Notwithstanding that, he recommended that the motion to suppress be denied and about a month later the U.S. District Court Judge ordered that it was denied. U.S. v. Stanton, 2010 WL 2179890 (U.S. District Court for the Middle District of Alabama 2010).
Did a violation of Rule 41 occur? The reason rules set a time limit for executing a search (and seizure) warrant is to ensure that the probable cause they’re based on hasn’t become “stale.” Assume an officer has probable cause to believe a large quantity of drugs are in a house at 234 Brown Street because an informant told him they’d be delivered 10 days ago and when the officer watched the house he saw what he, based on his expertise in drug cases, concluded was a delivery of drugs. The officer got a warrant to search the house the next day but, for various reasons, didn’t search until today . . . 10 days after the presumptive drug delivery. If he seized drugs, the person who owned them can move to suppress arguing that the probable cause was stale, i.e., just because you have probable cause to believe drugs are in a given place at one point in time, doesn’t mean you have probable cause to believe they’ll be there later.

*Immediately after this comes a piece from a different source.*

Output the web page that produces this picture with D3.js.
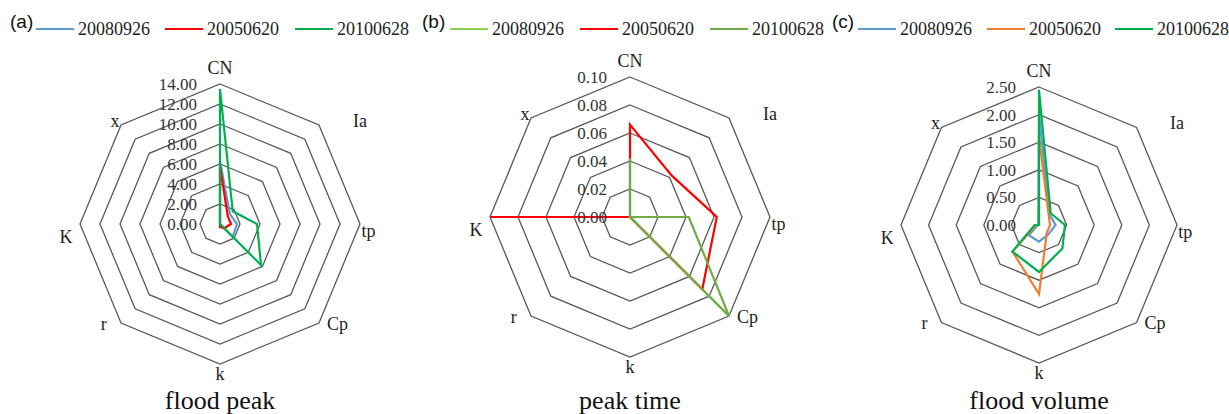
<!DOCTYPE html>
<html><head><meta charset="utf-8">
<script src="https://cdn.jsdelivr.net/npm/d3@7"></script>
<style>
html,body{margin:0;padding:0;background:#fff;}
svg{display:block;}
</style></head>
<body>
<svg id="chart" width="1229" height="414"></svg>
<script>
// ---------- data ----------
const axesNames = ["CN","Ia","tp","Cp","k","r","K","x"];
const seriesNames = ["20080926","20050620","20100628"];

const peakTicks = [0,2,4,6,8,10,12,14];
const peak20080926 = [6.3,1.4,1.7,1.8,0,0,0,0];
const peak20050620 = [5.8,1.1,1.1,0.6,0.3,0,0,0];
const peak20100628 = [13.5,1.8,3.7,5.8,0,0,0,0];

const timeTicks = [0,0.02,0.04,0.06,0.08,0.10];
const time20080926 = [0,0,0,0.10,0,0,0,0];
const time20050620 = [0.066,0.042,0.062,0.073,0,0,0.10,0];
const time20100628 = [0.042,0,0.042,0.10,0,0,0,0];

const volTicks = [0,0.5,1.0,1.5,2.0,2.5];
const vol20080926 = [2.0,0.27,0.3,0.24,0.3,0.26,0.02,0.02];
const vol20050620 = [1.6,0.25,0.2,0.2,1.25,0.68,0.05,0];
const vol20100628 = [2.45,0.3,0.47,0.6,0.85,0.68,0.08,0];

const panelLabels = ["(a)","(b)","(c)"];
const panelTitles = ["flood peak","peak time","flood volume"];

// ---------- layout ----------
const panels = [
  {cx:220, cy:224, R:140, ticks:peakTicks, data:[peak20080926,peak20050620,peak20100628],
   colors:["#5B9BD5","#FF0000","#00B050"], label:panelLabels[0], title:panelTitles[0],
   legendX:10, legendItems:[36,165,295]},
  {cx:630, cy:217, R:140, ticks:timeTicks, data:[time20080926,time20050620,time20100628],
   colors:["#92D050","#FF0000","#70AD47"], label:panelLabels[1], title:panelTitles[1],
   legendX:422, legendItems:[450,580,710]},
  {cx:1039, cy:225, R:138, ticks:volTicks, data:[vol20080926,vol20050620,vol20100628],
   colors:["#5B9BD5","#ED7D31","#00B050"], label:panelLabels[2], title:panelTitles[2],
   legendX:832, legendItems:[858,987,1115]}
];
// label anchor offsets in units of radius
const labelPos = [[0,-1.12],[1.0,-0.74],[1.06,0.05],[0.84,0.71],[0,1.07],[-0.83,0.71],[-1.1,0.09],[-0.75,-0.74]];

const svg = d3.select("#chart");
const serif = "Liberation Serif, Times New Roman, serif";
const sans = "Liberation Sans, Arial, sans-serif";
const N = axesNames.length;
const angle = i => i * 2 * Math.PI / N;

panels.forEach(p => {
  const g = svg.append("g").attr("transform", `translate(${p.cx},${p.cy})`);
  const rScale = d3.scaleLinear().domain([0, d3.max(p.ticks)]).range([0, p.R]);
  const pt = (v,i) => [Math.sin(angle(i))*rScale(v), -Math.cos(angle(i))*rScale(v)];

  // grid rings
  const ring = d3.line().curve(d3.curveLinearClosed);
  g.selectAll("path.ring").data(p.ticks.filter(t => t > 0)).enter().append("path")
    .attr("class","ring")
    .attr("d", t => ring(axesNames.map((_,i) => pt(t,i))))
    .attr("fill","none").attr("stroke","#595959").attr("stroke-width",1.3);

  // series
  const line = d3.line().curve(d3.curveLinearClosed);
  p.data.forEach((vals, si) => {
    g.append("path")
      .attr("d", line(vals.map((v,i) => pt(v,i))))
      .attr("fill","none").attr("stroke",p.colors[si]).attr("stroke-width",2.2)
      .attr("stroke-linejoin","miter");
  });

  // tick labels
  const fmt = d3.format(".2f");
  g.selectAll("text.tick").data(p.ticks).enter().append("text")
    .attr("x",-23).attr("y", t => -rScale(t))
    .attr("dy","0.35em").attr("text-anchor","end")
    .style("font-family",serif).attr("font-size",17).attr("fill","#333")
    .text(t => fmt(t));

  // axis labels
  g.selectAll("text.axis").data(axesNames).enter().append("text")
    .attr("x",(d,i) => labelPos[i][0]*p.R).attr("y",(d,i) => labelPos[i][1]*p.R)
    .attr("dy","0.35em").attr("text-anchor","middle")
    .style("font-family",serif).attr("font-size",18).attr("fill","#222")
    .text(d => d);

  // title
  svg.append("text").attr("x",p.cx).attr("y",409).attr("text-anchor","middle")
    .style("font-family",serif).attr("font-size",26).attr("fill","#111").text(p.title);

  // panel label
  svg.append("text").attr("x",p.legendX).attr("y",28)
    .style("font-family",sans).attr("font-size",19).attr("fill","#111").text(p.label);

  // legend
  seriesNames.forEach((name, si) => {
    const x0 = p.legendItems[si];
    svg.append("line").attr("x1",x0).attr("x2",x0+38).attr("y1",29).attr("y2",29)
      .attr("stroke",p.colors[si]).attr("stroke-width",2);
    svg.append("text").attr("x",x0+42).attr("y",35)
      .style("font-family",serif).attr("font-size",18).attr("fill","#222").text(name);
  });
});
</script>
</body></html>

Here, the computers and CDs had been seized by state law enforcement agents pursuant to a state warrant. Then a federal agent gets a federal warrant to seize (and search) them but apparently doesn’t execute the seizure until more than 10 days after she got the warrant. The computers and CDs were seized in a timely fashion pursuant to the state warrant, and were in state custody until the federal agent took custody of them pursuant to the federal warrant. What I’m wondering is if the state seizure of the evidence can be considered in deciding whether there was a violation of Rule 41.